Tuesday, 31 March 2009

The "Guise of the Good" Theory of Desires

I wish to outline what may be called the Animal Objection to the "guise of the good" theory of desires. In his paper, “The Judgement of a Weak Will”, Sergio Tenenbaum describes what (following Kant) he refers to as the “old formula of the schools”:
We desire only what we conceive to be good; we avoid only what we conceive to be bad.
I wish to focus on the first part of the formula; the claim that desiring φ involves conceiving of φ as good. One motivation for this account of desires is that it preserves the idea that there is a conceptual connection between evaluation and motivation. I will refer to any theory of desire that posits such a connection as a “guise of the good” theory of desires. In their most unqualified form, such accounts involve something like the following necessary condition for desiring φ:
(D1): For all agents, φ, if an agent desires φ then that agent believes that φ is good.
However, I find (D1) problematic since it seems incompatible with the widespread practice of attributing desires to nonlinguistic animals.

One may take (D1) to be inconsistent with the claim that nonlinguistic animals have desires; either because one holds that nonlinguistic animals cannot have beliefs simpliciter, or because one holds that they are incapable of having beliefs with the required content. The word ‘belief’ is a term of art. There are philosophical usages of the word according to which only animals with conceptual and linguistic abilities are capable of having beliefs. Whatever the merits of such usages, they are not the usage that features in pieces of instrumental reasoning.

In order to reason instrumentally, an agent must be able to engage in a nonlinear decoupling and recombination of means and ends. This means they must be able to recognise that X may be both a means and an end, that X and Y may be means to the same end, and that X may be a means to two different ends. This means/end decoupling and recombination is engaged in by many nonlinguistic animals, including all mammals. In order to decouple and recombine ends and means in this way, an agent must be capable of assenting to a proposition of the form, “X is a means to Y”. Moreover, I define belief just as assent to a proposition. It follows that insofar as a non-linguistic animal is capable of means/end decoupling and recombination, it must have beliefs.
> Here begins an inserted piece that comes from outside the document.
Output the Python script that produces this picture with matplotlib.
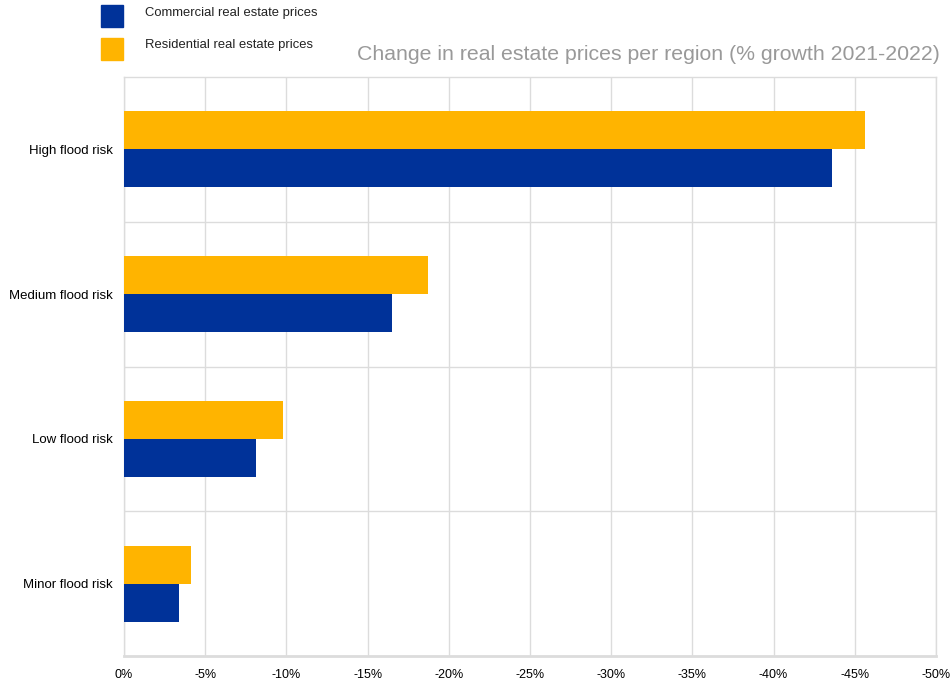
import matplotlib.pyplot as plt
from matplotlib.patches import Rectangle
import numpy as np

plt.rcParams['font.family'] = ['Liberation Sans', 'DejaVu Sans']

# data
categories = ["High flood risk", "Medium flood risk", "Low flood risk", "Minor flood risk"]
commercial = [-43.6, -16.5, -8.1, -3.4]
residential = [-45.6, -18.7, -9.8, -4.1]
x_ticks = [0, -5, -10, -15, -20, -25, -30, -35, -40, -45, -50]
x_tick_labels = ["0%", "-5%", "-10%", "-15%", "-20%", "-25%", "-30%", "-35%", "-40%", "-45%", "-50%"]

BLUE = '#003299'
YELLOW = '#FFB400'
GRID = '#dcdcdc'

fig = plt.figure(figsize=(9.53, 6.8), dpi=100)
ax = fig.add_axes([124 / 953, 24 / 680, 812 / 953, 579 / 680])

y = np.arange(len(categories))
h = 0.263
ax.barh(y - h / 2, residential, height=h, color=YELLOW, zorder=3)
ax.barh(y + h / 2, commercial, height=h, color=BLUE, zorder=3)

ax.set_xlim(0, -50)
ax.set_ylim(3.5, -0.5)
ax.set_xticks(x_ticks)
ax.set_xticklabels(x_tick_labels, fontsize=9)
ax.set_yticks(y)
ax.set_yticklabels(categories, fontsize=9.5)
ax.tick_params(length=0, pad=9)
ax.tick_params(axis='y', pad=8)

ax.grid(axis='x', color=GRID, linewidth=1, zorder=0)
for b in [0.5, 1.5, 2.5]:
    ax.axhline(b, color=GRID, linewidth=1, zorder=0)
for s in ['top', 'right', 'left']:
    ax.spines[s].set_color(GRID)
    ax.spines[s].set_linewidth(1)
ax.spines['bottom'].set_color(GRID)
ax.spines['bottom'].set_linewidth(2)

# legend
fig.patches.append(Rectangle((101 / 953, 1 - 27 / 680), 22 / 953, 22 / 680,
                             transform=fig.transFigure, color=BLUE))
fig.patches.append(Rectangle((101 / 953, 1 - 60 / 680), 22 / 953, 22 / 680,
                             transform=fig.transFigure, color=YELLOW))
fig.text(145 / 953, 1 - 13 / 680, "Commercial real estate prices", fontsize=9.4, va='center', color='#222222')
fig.text(145 / 953, 1 - 45 / 680, "Residential real estate prices", fontsize=9.4, va='center', color='#222222')

fig.text(940 / 953, 1 - 54 / 680, "Change in real estate prices per region (% growth 2021-2022)",
         fontsize=15.3, ha='right', va='center', color='#999999')

fig.savefig('out.png', dpi=100)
I will refer to nonlinguistic animals that have beliefs (in the above sense) as proto-rational agents. Even if we grant that nonlinguistic animals may have beliefs, there are clearly certain kinds of beliefs that (due to their content) only rational agents—animals with conceptual and linguistic abilities—can have. I will refer to such beliefs as judgements. This presents the possibility of the following necessary condition for desires:
(D2): For all agents, φ, if an agent desires φ then that agent judges that φ is good.
(D2) clearly precludes the possibility that proto-rational agents may have desires. Insofar as we take a “guise of the good” theory of desires to involve judgements, then such an account cannot be reconciled with the intuition that proto-rational agents may have desires. However, if we take the type of belief implicated in (D1) to be of the sort that proto-rational agents can have—i.e., the kind which stands in contrast to judgements—then there is no reason why the necessary condition for having a belief simplicter should preclude proto-rational agents having desires.
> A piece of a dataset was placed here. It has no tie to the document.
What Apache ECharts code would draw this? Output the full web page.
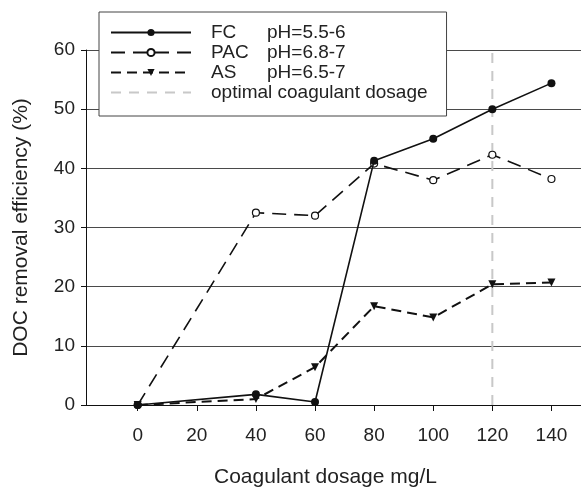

Nevertheless, there remains the problem of whether or not proto-rational agents can have beliefs with the content in question—i.e., that having to do with the goodness of some φ. Since proto-rational agents lack the capacity to entertain the concept of the good, the belief implicated in (D1) is not the sort that a proto-rational agent can have. Due to its content, the belief implicated in (D1) is one that falls under the umbrella of what I have been calling judgements. Consequently, (D1) simply collapses into (D2). Thus, (D1) fails to preserve the intuition that proto-rational agents are capable of having desires.

I believe that (D1) and (D2) both fail because they conceive of desires in terms of agential level evaluations on the good. This requires that the agent have a criterion for the good, which in turn requires that the agent have a concept of the good. Since proto-rational agents lack concepts, they cannot have desires so conceived.